Pregnancy is such a special time. Really “special”.

21 Mar

My first pregnancy was great, until the last 4 weeks when my extra long baby kicked my liver so much it was displaced and threatened to stop working, making me quite sick.

Up until that point I’d felt pretty damn good. Sleeping well. No sickness. No pain. No bad pregnancy symptoms at all really. I worked, I gymed, I went out, I traveled. I slept brilliantly. I pretty much carried on as normal. I was excited and happy.

Fast forward almost exactly 2 years and this time pregnancy seriously tried to fuck me up, pushing my body and my spirit to near breaking point.
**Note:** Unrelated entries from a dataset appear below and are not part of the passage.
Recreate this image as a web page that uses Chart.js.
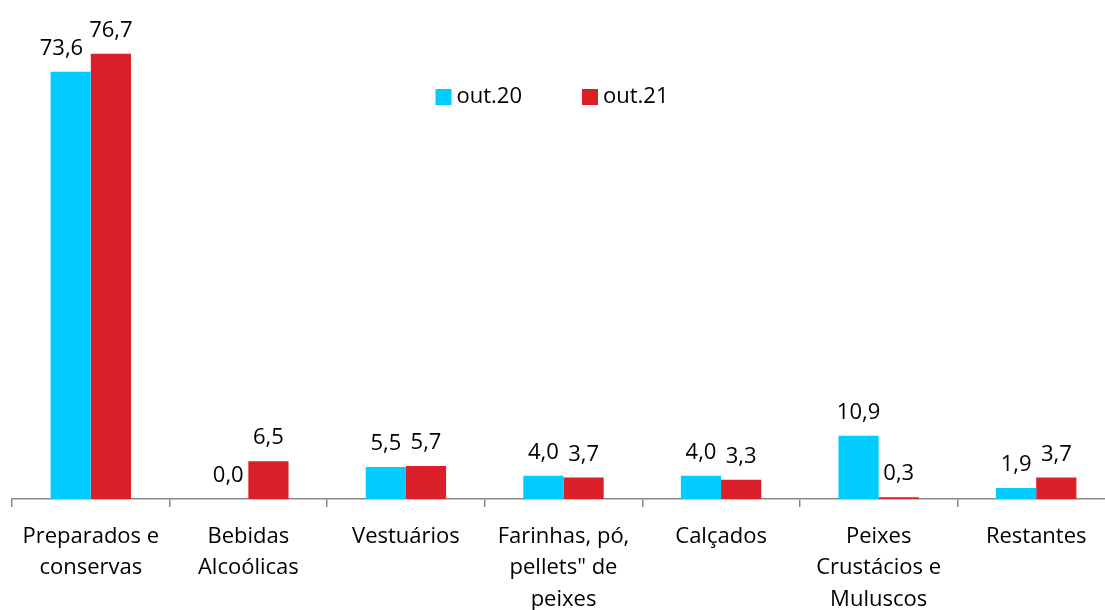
<!DOCTYPE html>
<html>
<head>
<meta charset="utf-8">
<script src="https://cdn.jsdelivr.net/npm/chart.js@4"></script>
<style>
html,body{margin:0;padding:0;background:#fff;overflow:hidden;}
#wrap{width:1105px;height:610px;overflow:hidden;}
</style>
</head>
<body>
<div id="wrap"><canvas id="c" width="1115" height="610"></canvas></div>
<script>
const categories = [
  ["Preparados e", "conservas"],
  ["Bebidas", "Alcoólicas"],
  ["Vestuários"],
  ["Farinhas, pó,", "pellets\" de", "peixes"],
  ["Calçados"],
  ["Peixes", "Crustácios e", "Muluscos"],
  ["Restantes"]
];
const seriesNames = ["out.20", "out.21"];
const out20 = [73.6, 0.0, 5.5, 4.0, 4.0, 10.9, 1.9];
const out21 = [76.7, 6.5, 5.7, 3.7, 3.3, 0.3, 3.7];
const colors = ["#00CCFF", "#DA1F28"];

const FONT = "'Open Sans', sans-serif";
const FSIZE = 22;

const labelPlugin = {
  id: 'valueLabels',
  afterDatasetsDraw(chart) {
    const ctx = chart.ctx;
    ctx.save();
    ctx.font = FSIZE + "px " + FONT;
    ctx.fillStyle = "#000";
    ctx.textBaseline = "alphabetic";
    ctx.textAlign = "left";
    const m0 = chart.getDatasetMeta(0), m1 = chart.getDatasetMeta(1);
    const d0 = chart.data.datasets[0].data, d1 = chart.data.datasets[1].data;
    const fmt = v => v.toFixed(1).replace('.', ',');
    for (let i = 0; i < d0.length; i++) {
      const e0 = m0.data[i], e1 = m1.data[i];
      const t0 = fmt(d0[i]), t1 = fmt(d1[i]);
      const w0 = ctx.measureText(t0).width, w1 = ctx.measureText(t1).width;
      let x0 = e0.x - w0 / 2, x1 = e1.x - w1 / 2;
      const y0 = e0.y - 17, y1 = e1.y - 17;
      if (Math.abs(y0 - y1) < 22 && x0 + w0 > x1 - 6) {
        x0 = x1 - 6 - w0;
      }
      ctx.fillText(t0, x0, y0);
      ctx.fillText(t1, x1, y1);
    }
    ctx.restore();
  }
};

const legendPlugin = {
  id: 'insideLegend',
  afterDraw(chart) {
    const ctx = chart.ctx;
    ctx.save();
    ctx.font = FSIZE + "px " + FONT;
    ctx.textBaseline = "middle";
    ctx.textAlign = "left";
    const ds = chart.data.datasets;
    const box = 16, gap = 5, spacing = 60;
    const widths = ds.map(d => box + gap + ctx.measureText(d.label).width);
    const total = widths.reduce((a, b) => a + b, 0) + spacing * (ds.length - 1);
    let x = 552 - total / 2;
    const cy = 97;
    ds.forEach((d, i) => {
      ctx.fillStyle = d.backgroundColor;
      ctx.fillRect(x, cy - box / 2, box, box);
      ctx.fillStyle = "#000";
      ctx.fillText(d.label, x + box + gap, cy);
      x += widths[i] + spacing;
    });
    ctx.restore();
  }
};

new Chart(document.getElementById('c'), {
  type: 'bar',
  data: {
    labels: categories,
    datasets: [
      { label: seriesNames[0], data: out20, backgroundColor: colors[0], borderWidth: 0 },
      { label: seriesNames[1], data: out21, backgroundColor: colors[1], borderWidth: 0 }
    ]
  },
  options: {
    responsive: false,
    animation: false,
    devicePixelRatio: 1,
    layout: { padding: { top: 23, left: 12, right: 0, bottom: 0 } },
    datasets: { bar: { categoryPercentage: 0.51, barPercentage: 1.0 } },
    plugins: {
      legend: { display: false },
      tooltip: { enabled: false }
    },
    scales: {
      x: {
        offset: true,
        grid: { offset: true, drawOnChartArea: false, drawTicks: true, tickLength: 8, color: '#898989', lineWidth: 1.5 },
        border: { display: true, color: '#898989', width: 1.5 },
        ticks: {
          color: '#000', padding: 14, maxRotation: 0, autoSkip: false,
          font: { family: FONT, size: FSIZE, lineHeight: 1.43 }
        },
        afterFit(scale) { scale.height = 111; }
      },
      y: {
        display: false,
        min: 0, max: 82
      }
    }
  },
  plugins: [labelPlugin, legendPlugin]
});
</script>
</body>
</html>
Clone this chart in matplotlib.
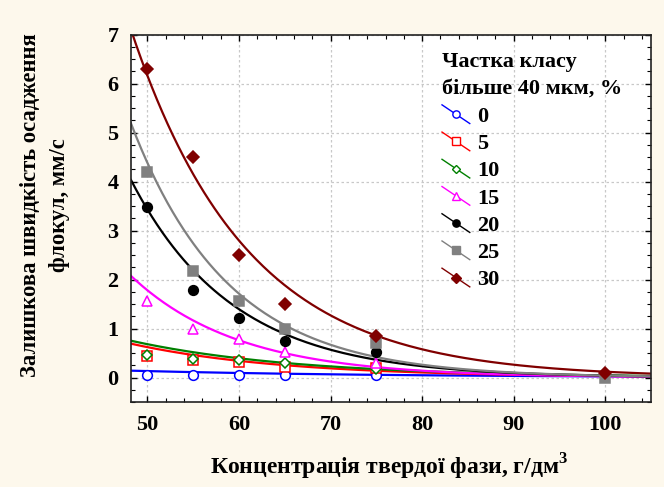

It’s Pregnancy II: The Revenge.

I don’t know if it’s because I’m 2 years older, just bad luck or because I already have a toddler to look after, but I can honestly say it’s been utterly shit from start to finish.

I’ve had every crap pregnancy symptom going. 21 weeks of vomiting? Thanks. Heartburn? Yay! Insomnia, low blood pressure, pelvic pain, restless legs, carpal tunnel syndrome, sinusitis, shortness of breath, anaemia, anxiety, sleep paralysis, random abdominal pain and now, a fucking huge and transverse baby wedged sideways in my uterus. Cheers. No, really.

The medical and ante natal care I’ve received has been excellent. My home birth midwife has been an amazing support, visiting me at home for my routine appointments and dropping by whenever I felt particularly unwell or stressed.

I’ve had more tests than a lab rat. Chest X-ray to rule out a cardiology problem, a insanely painful arterial blood gas test to check for a clot on my lungs (see pic), ECG, the evil fasting glucose tolerance test to check for diabetes, liver function tests and extra platelet and white blood cell monitoring. I’ve had 9 ultrasounds. I’ve spent a fucking fortune on parking.

All I can conclude is that my body hates being pregnant this time around. It can not cope with the physical demands of growing a human and it’s punishing me. I’m 36. I’m too old for this shit. My body was designed to do this 20 years ago. It doesn’t like the effort required to do it now.

I haven’t slept properly in forever.

I can’t eat because there’s no space and I just don’t want anything.

Getting up out of bed will soon require winching equipment.

I don’t fit in my maternity jeans anymore.

I don’t even fit in my bath.

I need to wee 27,000 times a day.

I feel like a fat, old, whinging bint.

My friends and family have been brilliant. Providing support, sympathy and help. They must be bored shitless of hearing me moan. I’m fucking bored of thinking it.

Strangers in the shops risk incurring my ever increasing wrath with their questions, opinions and inane small talk. I’ve not gone totally postal yet, but it’s brewing.

It’ll soon be over, I know that and it generates mixed feelings. I have a maximum of 23 days of this fresh hell to go but I do feel a tiny element of sadness that this will be my last baby as there’s no way I can risk having another pregnancy like this in another 2 years time. I feel like I should be given the Duke of Edinburgh award (Gold, obvs) for tolerating this shit.

I want this baby out, and as he’s sideways and a giant my consultant agrees. The Caesarian I was so desperate to avoid is now booked. And I don’t even mind. I want my body back, I want my clothes, my sleep, wine, running, not getting breathless or groaning each time I haul my vast carcass of the sofa. I want goats cheese and pate.

Mostly I want my baby safe and in my arms. So, they can slice me open. Then I can have a really good rest.